Gestern hatte sich der Gesundheitsminister von Nordrhein-Westfalen, Karl-Josef Laumann (CDU), für eine stärkere Steuerfinan­zierung der gesetzlichen Renten-, Pflege- und Krankenversicherung ausgesprochen. „Man muss überlegen, ob man das ganze System nur über den Faktor Arbeit finanzie­ren will“, sagte er.

In einem ersten Schritt müssten gesamtstaatliche Leistungen durch Steuergelder ausgeglichen werden, etwa die Gesundheitsversorgung von Bürgergeldempfängern oder die Ausbildung von Pflegekräften. In einem zweiten Schritt müsse man andere Finanzquellen erschließen.

„Der Sozialversicherungsbeitrag hat eine andere Belastungswirkung als die Steuern“, betonte Laumann. „Man muss sich darüber im Klaren sein, welche Wirkung der Sozialversicherungsbeitrag auf die niedrigen Einkom­men hat. Das muss man lösen, statt immer zu sagen: Geht nicht.“

Der Bundestag beginnt heute mit den Beratungen über den Entwurf für den Bundeshaushalt 2025. Vorgese­hen sind Ausgaben von 488,61 Milliarden Euro. Dafür braucht der Bund 51,3 Milliarden Euro an frischen Krediten.
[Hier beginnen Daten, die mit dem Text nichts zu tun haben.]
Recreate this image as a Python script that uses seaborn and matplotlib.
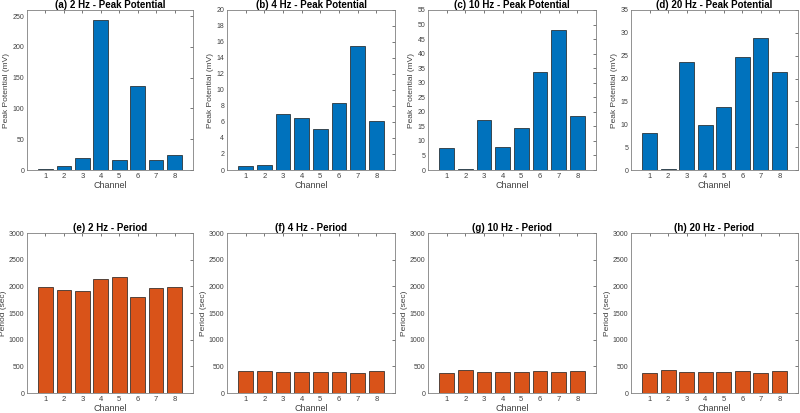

Im Entwurf klafft zudem noch eine Finanzlücke von zwölf Milliarden Euro.

Größter Posten unter den Ministerien ist mit großem Abstand der Sozialetat. 179 Milliarden Euro sind dafür eingeplant, ein Großteil ist allerdings durch gesetzlich garantierte Leistungen – wie das Bürgergeld – auch schon gebunden.

Der Gesundheitsetat (Einzelplan 15) des Bundeshaushalts 2025 umfasst – wie bereits bisher geplant – Aus­gaben von 16,44 Milliarden Euro gegenüber 16,71 Milliarden Euro in diesem Jahr. An Einnahmen werden 106,18 Millionen Euro (2024: 104,32 Millionen Euro) veranschlagt.

Den größten Kostenblock macht wie in den Jahren zuvor der Bundeszuschuss zum Gesundheitsfonds aus, der 14,5 Milliarden Euro beträgt. Er dient als „pauschale Abgeltung der Aufwendungen der Krankenkassen für gesamtgesellschaftliche Aufgaben“.

Die Krankenkassen monieren seit Jahren, dass die Mittel nicht ausreichen. Ein Manko ist auch: Weder die steigenden Kos­ten in der Pflege, noch die durch die zahlreichen Gesetze zu erwartenden Mehrkosten für die GKV sind be­rücksichtigt. Wie schon im laufenden Jahr soll es auch 2025 keinen Bundeszuschuss zur sozialen Pflegeversicherung (SPV) geben. Dieser betrug 2023 noch eine Milliarde Euro.